# Will Carrera Evolution work on Carrera Go track?



## Owen.phillips (Dec 17, 2020)

I have a new Carrera go track but would like to buy one of the nicer evolution cars if possible. I would just like to see if anyone knows if they are compatible.


----------



## NTxSlotCars (May 27, 2008)

I believe the evolution cars are 24th scale. Carrera_GO_ is 43rd scale. I dont know if Evolution cars will even fit on _GO_ track...


----------



## Owen.phillips (Dec 17, 2020)

Do you think a 1/32 scale car would work?


----------



## NTxSlotCars (May 27, 2008)

If you never pass, it may.
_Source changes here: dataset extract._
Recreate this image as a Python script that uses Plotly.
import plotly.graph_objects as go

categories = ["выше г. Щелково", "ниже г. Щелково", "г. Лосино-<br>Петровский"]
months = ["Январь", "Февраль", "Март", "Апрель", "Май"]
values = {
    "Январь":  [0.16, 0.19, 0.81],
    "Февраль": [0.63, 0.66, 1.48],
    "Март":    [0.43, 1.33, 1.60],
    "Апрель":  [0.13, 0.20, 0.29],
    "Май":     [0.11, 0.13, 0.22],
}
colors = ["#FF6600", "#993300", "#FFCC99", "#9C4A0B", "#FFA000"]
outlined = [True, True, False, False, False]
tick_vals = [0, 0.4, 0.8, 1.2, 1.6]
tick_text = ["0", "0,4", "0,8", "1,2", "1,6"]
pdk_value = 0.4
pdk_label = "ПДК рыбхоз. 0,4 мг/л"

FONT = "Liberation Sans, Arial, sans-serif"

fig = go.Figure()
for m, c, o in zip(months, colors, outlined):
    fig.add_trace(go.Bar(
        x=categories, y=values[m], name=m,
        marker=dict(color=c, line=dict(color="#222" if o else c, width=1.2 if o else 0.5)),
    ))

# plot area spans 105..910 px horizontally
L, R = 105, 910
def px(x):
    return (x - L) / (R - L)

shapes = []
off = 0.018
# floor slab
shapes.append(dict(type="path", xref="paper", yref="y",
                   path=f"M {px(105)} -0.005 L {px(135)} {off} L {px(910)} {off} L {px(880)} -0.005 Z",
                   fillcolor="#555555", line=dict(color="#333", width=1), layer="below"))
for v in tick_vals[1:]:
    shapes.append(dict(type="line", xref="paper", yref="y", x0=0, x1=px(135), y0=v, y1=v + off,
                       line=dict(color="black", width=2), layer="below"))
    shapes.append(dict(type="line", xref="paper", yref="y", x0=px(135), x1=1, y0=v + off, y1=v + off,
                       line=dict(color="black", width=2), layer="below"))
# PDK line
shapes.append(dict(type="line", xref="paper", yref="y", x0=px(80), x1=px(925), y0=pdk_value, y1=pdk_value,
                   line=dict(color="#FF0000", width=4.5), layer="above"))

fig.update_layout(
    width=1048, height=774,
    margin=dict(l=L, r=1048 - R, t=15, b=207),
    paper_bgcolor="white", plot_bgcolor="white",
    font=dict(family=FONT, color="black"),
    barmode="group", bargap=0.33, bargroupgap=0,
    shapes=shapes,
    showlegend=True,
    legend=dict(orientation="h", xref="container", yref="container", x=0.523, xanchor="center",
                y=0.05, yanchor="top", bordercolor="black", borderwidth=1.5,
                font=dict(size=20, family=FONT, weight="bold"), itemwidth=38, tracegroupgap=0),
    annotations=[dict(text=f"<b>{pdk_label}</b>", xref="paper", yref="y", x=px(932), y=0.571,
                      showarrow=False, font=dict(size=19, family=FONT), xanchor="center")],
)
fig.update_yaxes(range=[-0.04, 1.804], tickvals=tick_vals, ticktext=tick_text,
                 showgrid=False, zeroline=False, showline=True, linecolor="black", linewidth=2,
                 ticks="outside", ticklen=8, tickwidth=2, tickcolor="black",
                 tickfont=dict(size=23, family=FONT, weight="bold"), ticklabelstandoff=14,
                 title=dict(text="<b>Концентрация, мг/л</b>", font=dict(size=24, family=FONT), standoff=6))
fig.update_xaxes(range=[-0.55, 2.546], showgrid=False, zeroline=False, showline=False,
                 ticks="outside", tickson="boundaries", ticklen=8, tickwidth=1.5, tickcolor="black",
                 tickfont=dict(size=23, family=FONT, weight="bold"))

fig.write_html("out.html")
The 43rd scale will work on 32nd track, but I don't think it will the other way around.


----------



## carlosnseattle (May 12, 2009)

Carrera Evolution cars are 1/32 not 1/24. But they won't fit on Carrera GO! track, they're too wide. You might be able to use an F1 car but it's not worth the expense and there's more selection in 1/43 than 1/32 from Carrera.

But Scalextrtic 1/32 Mini cooper and a few others will work on 1/43 GO! track.
Carrera's 1/24 cars are either Exclusiv or newer D124 cars.


----------